How to Deep-Clean Wood Furniture

So you’ve found that perfect piece at a garage sale—now, how can you bring out its best? As a first step to removing layers of grime from old wood furniture, use an oil soap (Murphy Oil Soap Wood Cleaner, $4, Target) and water. Rinse and dry well. If the finish still seems dirty, clean lightly with #0000 steel wool dipped in a cleaning product. Some products with a milky appearance are formulated to dissolve both solvent-based and oil-based residues. Do not use mixtures containing boiled linseed oil, turpentine, or white vinegars. These can darken the wood and attract dust and lint. Instead, apply clear paste wax.

bedroom taxidermy

Wood Furniture Care Tips

Even the highest-quality wood furnishings can be susceptible to odors and kinks. Luckily, there are a few easy ways to care for your wood furniture.

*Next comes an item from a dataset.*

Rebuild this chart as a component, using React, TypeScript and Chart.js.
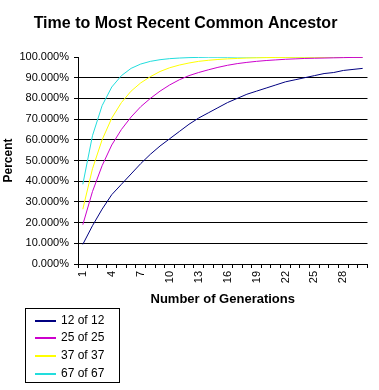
import React, { useEffect, useRef } from "react";
import { Chart, registerables } from "chart.js";

Chart.register(...registerables);

const generations = ["1","2","3","4","5","6","7","8","9","10","11","12","13","14","15","16","17","18","19","20","21","22","23","24","25","26","27","28","29","30"];

const seriesNames = ["12 of 12", "25 of 25", "37 of 37", "67 of 67"];

const of12 = [9.5, 18.5, 26.5, 33.5, 38.5, 43.5, 48.5, 53, 57, 60.5, 64, 67.5, 70.5, 73, 75.5, 78, 80, 82, 83.5, 85, 86.5, 88, 89, 90, 91, 92, 92.5, 93.5, 94, 94.5];
const of25 = [19, 35, 47.5, 57.5, 65, 71, 76, 80, 83.5, 86.5, 89, 91, 92.5, 93.8, 95, 96, 96.8, 97.4, 97.9, 98.3, 98.6, 98.9, 99.1, 99.3, 99.4, 99.5, 99.6, 99.7, 99.8, 99.8];
const of37 = [26.5, 46, 60, 70.5, 78, 83.5, 87.5, 90.5, 93, 94.8, 96.1, 97.1, 97.9, 98.4, 98.8, 99.1, 99.3, 99.5, 99.6, 99.7, 99.8, 99.8, 99.9, 99.9, 99.9, 99.9, 100, 100, 100, 100];
const of67 = [38.5, 62, 76.5, 85.5, 91, 94.5, 96.6, 97.9, 98.7, 99.2, 99.5, 99.7, 99.8, 99.9, 99.9, 99.9, 100, 100, 100, 100, 100, 100, 100, 100, 100, 100, 100, 100, 100, 100];

const seriesColors = ["#000080", "#CC00CC", "#FFFF00", "#22DDDD"];

const FONT = '"Liberation Sans", Arial, sans-serif';

const boxLegend = {
  id: "boxLegend",
  afterDraw(chart: any) {
    const ctx = chart.ctx;
    ctx.save();
    ctx.setLineDash([]);
    ctx.strokeStyle = "#000";
    ctx.lineWidth = 1;
    ctx.strokeRect(25.5, 308.5, 94, 74);
    ctx.font = `12px ${FONT}`;
    ctx.textBaseline = "middle";
    ctx.textAlign = "left";
    chart.data.datasets.forEach((ds: any, i: number) => {
      const y = Math.round(319.5 + i * 17.8);
      ctx.fillStyle = seriesColors[i];
      ctx.fillRect(35, y, 21, 2);
      ctx.fillStyle = "#000";
      ctx.fillText(ds.label, 61, y + 1);
    });
    ctx.restore();
  },
};

export default function App() {
  const ref = useRef<HTMLCanvasElement>(null);

  useEffect(() => {
    if (!ref.current) return;
    const values = [of12, of25, of37, of67];
    const chart = new Chart(ref.current, {
      type: "line",
      data: {
        labels: generations,
        datasets: seriesNames.map((name, i) => ({
          label: name,
          data: values[i],
          borderColor: seriesColors[i],
          backgroundColor: seriesColors[i],
          borderWidth: 1,
          pointRadius: 0,
          tension: 0,
          fill: false,
        })),
      },
      options: {
        animation: false,
        responsive: false,
        devicePixelRatio: 1,
        layout: { padding: { left: 0, right: 8, top: 0, bottom: 80 } },
        plugins: {
          legend: { display: false },
          tooltip: { enabled: false },
          title: {
            display: true,
            text: "Time to Most Recent Common Ancestor",
            color: "#000",
            font: { family: FONT, size: 16, weight: "bold", lineHeight: 1.2 },
            padding: { top: 14.4, bottom: 23.4 },
          },
        },
        scales: {
          x: {
            type: "category",
            offset: true,
            afterFit: (s: any) => { s.height = 46; },
            grid: {
              offset: true,
              drawOnChartArea: false,
              drawTicks: true,
              tickLength: 4,
              tickColor: "#000",
            },
            border: { display: true, color: "#000", width: 1 },
            ticks: {
              autoSkip: false,
              maxRotation: 90,
              minRotation: 90,
              padding: 3,
              color: "#000",
              font: { family: FONT, size: 11 },
              callback: (_v: any, idx: number) => (idx % 3 === 0 ? generations[idx] : ""),
            },
            title: {
              display: true,
              text: "Number of Generations",
              color: "#000",
              font: { family: FONT, size: 13, weight: "bold", lineHeight: 1 },
              padding: { top: 0, bottom: 4 },
            },
          },
          y: {
            min: 0,
            max: 100,
            afterFit: (s: any) => { s.width = 78; },
            grid: {
              color: (c: any) => (c.tick && c.tick.value === 100 ? "rgba(0,0,0,0)" : "#000"),
              tickColor: "#000",
              tickLength: 4,
              lineWidth: 1,
            },
            border: { display: true, color: "#000", width: 1 },
            ticks: {
              stepSize: 10,
              padding: 5,
              color: "#000",
              font: { family: FONT, size: 11 },
              callback: (v: any) => Number(v).toFixed(3) + "%",
            },
            title: {
              display: true,
              text: "Percent",
              color: "#000",
              font: { family: FONT, size: 12, weight: "bold", lineHeight: 1 },
              padding: { top: 3, bottom: 0 },
            },
          },
        },
      },
      plugins: [boxLegend],
    });
    return () => chart.destroy();
  }, []);

  return (
    <div style={{ position: "fixed", left: 0, top: 0, width: 379, height: 390, background: "#fff" }}>
      <canvas ref={ref} width={379} height={390} style={{ display: "block" }} />
    </div>
  );
}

  • If a vintage piece has a lingering smell, air it outside on a warm, dry day. Shade from direct sunlight.
  • Pour talcum powder or baking soda over the surface to absorb odors.
  • Place a shallow pan of charcoal briquettes inside drawers.
  • For drawers that stick, rub the upper edge with a white candle.

How to Polish Hardware

You’ll know it’s time to polish hardware when it begins to tarnish or become cloudy or discolored. If possible, remove hardware from the wood furniture piece and determine what kind of metal it is by testing a magnet against the hardware. If the magnet doesn’t stick, it’s solid brass. If it does, it’s most likely a brass plate with metal underneath. Clean with a metal or brass cleaner ($3, Walmart). Buff using a towel and reattach to furniture when completely dry.

How to Repair Surface Scratches on Wood Furniture

Scratching is almost inevitable with wood furniture. If the top of your piece is slightly scratched, apply paste wax or use a felt-tip touch-up pen ($6, The Home Depot). To treat deeper scratches that gouge into the wood, use wood filler ($4, Target) or a colored filler wax stick available at hardware and home improvement stores. Match as closely as possible to the color of your piece, applying in several thin layers rather than in one thick layer.